What in the world is Camp Joy? Camp Joy is 5 sunny flat acres that has been producing vegetables, fruit, herbs, flowers, eggs, milk and honey for almost 40 years under the care of an ever-changing, ever-constant group of hard working planetary citizens. It is a California non-profit organization with a mission to show and teach the skills and arts of growing food and flowers. It is a magical garden that is shared with children and adults in this community and those who come to learn here.

Where in the world is Camp Joy? I look across the field from where I sit, and see the Santa Cruz mountains, rising from the curve of the San Lorenzo river up to the 3 poles on the skyline of Empire Grade above the small town of Boulder Creek flanked by slopes re-forested after being shorn 100 years ago. The fog curls and streams down that mountain when our few days of real summer heat eventually pulls cool air from the ocean 12 miles away, our natural air conditioning.
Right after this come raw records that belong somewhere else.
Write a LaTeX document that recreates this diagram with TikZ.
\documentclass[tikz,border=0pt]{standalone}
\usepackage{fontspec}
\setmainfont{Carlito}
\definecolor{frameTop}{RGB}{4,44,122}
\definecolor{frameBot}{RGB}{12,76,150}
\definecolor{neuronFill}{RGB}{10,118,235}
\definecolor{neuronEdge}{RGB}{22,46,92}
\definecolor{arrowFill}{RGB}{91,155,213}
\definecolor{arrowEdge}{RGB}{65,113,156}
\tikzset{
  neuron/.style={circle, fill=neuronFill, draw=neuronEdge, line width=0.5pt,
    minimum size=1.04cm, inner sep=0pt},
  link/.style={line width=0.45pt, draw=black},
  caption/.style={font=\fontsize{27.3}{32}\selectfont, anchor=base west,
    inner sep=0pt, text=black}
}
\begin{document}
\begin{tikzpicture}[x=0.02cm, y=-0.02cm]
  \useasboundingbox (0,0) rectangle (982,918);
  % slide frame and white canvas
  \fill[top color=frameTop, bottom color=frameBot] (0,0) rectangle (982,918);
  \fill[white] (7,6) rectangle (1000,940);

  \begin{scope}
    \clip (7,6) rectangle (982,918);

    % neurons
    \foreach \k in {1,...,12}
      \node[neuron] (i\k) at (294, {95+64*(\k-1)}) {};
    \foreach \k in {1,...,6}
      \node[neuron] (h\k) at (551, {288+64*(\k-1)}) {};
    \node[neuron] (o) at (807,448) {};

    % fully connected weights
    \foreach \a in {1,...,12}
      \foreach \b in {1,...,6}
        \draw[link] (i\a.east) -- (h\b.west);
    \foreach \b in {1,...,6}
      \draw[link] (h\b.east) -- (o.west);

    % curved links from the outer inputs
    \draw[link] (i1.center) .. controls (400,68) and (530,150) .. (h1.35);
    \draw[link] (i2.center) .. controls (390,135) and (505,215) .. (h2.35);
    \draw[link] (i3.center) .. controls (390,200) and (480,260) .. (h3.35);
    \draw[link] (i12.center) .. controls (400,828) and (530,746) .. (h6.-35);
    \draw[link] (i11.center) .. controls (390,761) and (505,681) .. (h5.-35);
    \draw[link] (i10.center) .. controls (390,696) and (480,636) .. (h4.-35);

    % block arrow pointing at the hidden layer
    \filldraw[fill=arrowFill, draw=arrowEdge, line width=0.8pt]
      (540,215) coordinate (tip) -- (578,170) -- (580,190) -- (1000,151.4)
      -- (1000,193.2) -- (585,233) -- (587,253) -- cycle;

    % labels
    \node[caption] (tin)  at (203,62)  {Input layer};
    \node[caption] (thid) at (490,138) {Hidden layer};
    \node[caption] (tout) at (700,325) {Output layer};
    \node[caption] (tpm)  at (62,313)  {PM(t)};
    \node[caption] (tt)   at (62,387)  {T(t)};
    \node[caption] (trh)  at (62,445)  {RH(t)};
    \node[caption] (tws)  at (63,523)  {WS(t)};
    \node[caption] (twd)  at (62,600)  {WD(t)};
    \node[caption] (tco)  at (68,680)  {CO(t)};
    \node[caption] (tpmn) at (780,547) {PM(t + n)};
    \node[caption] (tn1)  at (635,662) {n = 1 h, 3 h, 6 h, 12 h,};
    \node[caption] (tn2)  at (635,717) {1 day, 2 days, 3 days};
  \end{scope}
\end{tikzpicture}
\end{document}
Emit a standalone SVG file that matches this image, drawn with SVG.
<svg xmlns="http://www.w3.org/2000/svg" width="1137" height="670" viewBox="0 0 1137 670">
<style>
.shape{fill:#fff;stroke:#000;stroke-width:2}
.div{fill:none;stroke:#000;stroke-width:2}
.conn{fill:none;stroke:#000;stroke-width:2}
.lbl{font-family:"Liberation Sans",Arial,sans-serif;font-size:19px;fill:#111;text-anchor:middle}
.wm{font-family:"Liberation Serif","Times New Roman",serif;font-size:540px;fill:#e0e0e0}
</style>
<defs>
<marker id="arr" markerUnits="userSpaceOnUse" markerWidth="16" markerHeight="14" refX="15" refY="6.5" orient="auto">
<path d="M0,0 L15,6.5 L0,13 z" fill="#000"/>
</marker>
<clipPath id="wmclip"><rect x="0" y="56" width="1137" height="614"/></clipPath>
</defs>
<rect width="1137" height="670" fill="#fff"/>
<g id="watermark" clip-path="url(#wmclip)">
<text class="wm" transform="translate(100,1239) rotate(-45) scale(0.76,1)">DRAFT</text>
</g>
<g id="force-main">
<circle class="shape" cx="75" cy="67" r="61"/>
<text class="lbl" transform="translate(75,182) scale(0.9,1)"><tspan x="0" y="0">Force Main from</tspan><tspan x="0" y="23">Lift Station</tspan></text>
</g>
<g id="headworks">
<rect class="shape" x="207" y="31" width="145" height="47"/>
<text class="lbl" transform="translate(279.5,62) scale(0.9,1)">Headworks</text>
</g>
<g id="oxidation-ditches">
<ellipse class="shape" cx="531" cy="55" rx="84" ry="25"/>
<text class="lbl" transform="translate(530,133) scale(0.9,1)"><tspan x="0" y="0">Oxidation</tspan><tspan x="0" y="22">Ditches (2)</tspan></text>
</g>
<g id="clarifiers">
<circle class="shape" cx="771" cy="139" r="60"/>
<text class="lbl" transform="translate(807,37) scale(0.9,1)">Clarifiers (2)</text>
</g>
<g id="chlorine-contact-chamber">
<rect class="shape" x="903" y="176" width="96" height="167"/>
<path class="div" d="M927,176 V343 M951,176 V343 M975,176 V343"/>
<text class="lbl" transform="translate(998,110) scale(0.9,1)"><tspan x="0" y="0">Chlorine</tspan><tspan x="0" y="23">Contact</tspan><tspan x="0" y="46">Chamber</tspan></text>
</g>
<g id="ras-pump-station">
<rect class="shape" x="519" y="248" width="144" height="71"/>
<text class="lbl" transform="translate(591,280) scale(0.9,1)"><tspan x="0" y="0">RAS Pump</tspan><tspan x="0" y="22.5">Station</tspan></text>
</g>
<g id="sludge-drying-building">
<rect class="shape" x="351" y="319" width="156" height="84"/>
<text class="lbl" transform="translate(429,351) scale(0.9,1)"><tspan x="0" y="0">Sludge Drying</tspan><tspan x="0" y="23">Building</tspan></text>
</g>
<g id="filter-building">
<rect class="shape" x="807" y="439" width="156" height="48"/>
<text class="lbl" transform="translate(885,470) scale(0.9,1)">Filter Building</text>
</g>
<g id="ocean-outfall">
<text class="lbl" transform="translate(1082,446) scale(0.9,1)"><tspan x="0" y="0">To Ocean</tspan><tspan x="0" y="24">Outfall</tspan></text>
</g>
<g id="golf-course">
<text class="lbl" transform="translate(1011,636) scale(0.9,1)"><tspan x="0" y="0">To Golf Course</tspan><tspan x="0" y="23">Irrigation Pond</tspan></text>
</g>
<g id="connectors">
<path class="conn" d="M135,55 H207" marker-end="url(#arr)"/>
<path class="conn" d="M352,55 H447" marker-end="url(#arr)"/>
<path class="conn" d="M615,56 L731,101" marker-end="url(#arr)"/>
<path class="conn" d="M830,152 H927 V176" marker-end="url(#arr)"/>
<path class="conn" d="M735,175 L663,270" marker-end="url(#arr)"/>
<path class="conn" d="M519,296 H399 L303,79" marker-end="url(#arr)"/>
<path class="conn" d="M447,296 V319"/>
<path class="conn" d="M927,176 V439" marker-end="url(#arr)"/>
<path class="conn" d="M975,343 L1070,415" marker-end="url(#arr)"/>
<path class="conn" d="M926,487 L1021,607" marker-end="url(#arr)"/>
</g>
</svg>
My eyes are filled with our watershed, our skyshed – I hear Friend Hawk’s harsh cry as she circles overhead – we reach as wide and as high as the eyes can see.
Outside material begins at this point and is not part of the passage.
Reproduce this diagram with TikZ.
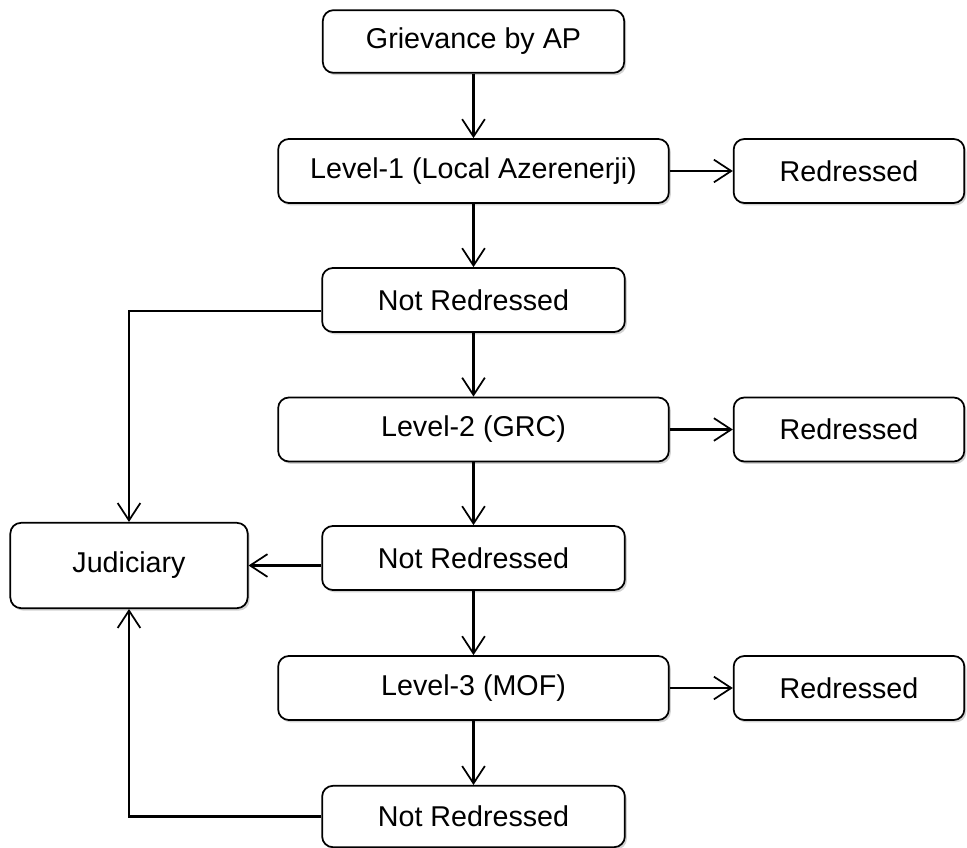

Who in the world is Camp Joy? Camp Joy is the farm folks that labor now to bring the soil to blossom and harvest. Camp Joy is all the people who have imagined and built it since 1971. Camp Joy is everyone who’s gathered what they learned here as seed to grow lives elsewhere on other farms, in school or community gardens, universities, doctor’s offices, green businesses or in their back yards. Camp Joy is the people who are yet to come. Without them, this is just a sunny piece of land which would soon belong to blackberries and Bambi.

When in the world is Camp Joy? Camp Joy is the 1920’s field where a cow grazed while Cressie Digby, the woman who offered us the land, grew up across the road. Camp Joy is the late 60’s when Alan Chadwick built the teaching garden at UCSC which was the inspiration for this place. It echoes the work of Freya von Moltke before, during and after World War II. Freya (who died this year) brought Alan to Santa Cruz to create a place of beauty and creation to honor her husband and the cohort of German intellectuals who maintained faith that there could be life after Hitler, and made plans for such a future. Count von Moltke was executed, but many gardens flourish because of her intent. Camp Joy is the 1980’s when kids came to squeeze apple cider in kindergarten, and 2010 when their children come to enjoy our summer camp and garden classes. Camp Joy is then and now.

Why in the world is Camp Joy? To grow food. To protect and build our soil, and to learn more about how to do this better. To make a beautiful garden and gathering place and foster connection with our community as we work and celebrate together. To teach the skills we know that people need to have, especially since we finally begin to believe that we won’t be able to rely on the falsely cheap and easy fossil fuels forever. Even the White House has got the message, whether or not they got it directly from us!
How in the world is Camp Joy? How do we actually do this? Hard work, optimism and some money. This is a challenging time in all our economies, public and private. Even so, last year you helped make all this happen with your donations, CSA memberships and by showing up and spending money generously at events like the Mother’s Day plant sale, summer garden dinners and the fall harvest open house. We are so appreciative, and we ask you please to do it again. We just lost a long term source of support when Charter School 25 (that grew up entwined with Camp Joy) had its funding cut so deeply that it won’t be able to offer our garden and cooking classes that have been a backbone of our income. As far as hard work, we could really use some helpers, either live-in or local non-residential. We are looking for a few good folks who would like to offer their assistance on a regular basis in exchange for a great lunch, knowledge and the pleasure of spending some time in this beautiful place. Our idea is that once trained, they would concentrate in particular areas – propagation, harvest of flowers or vegetables, food preservation – and be able to work both under supervision and independently. The optimism – well, that’s built into being part of this long-lived local organic farm community, and by a sense that you can still fit a little Camp Joy into your life!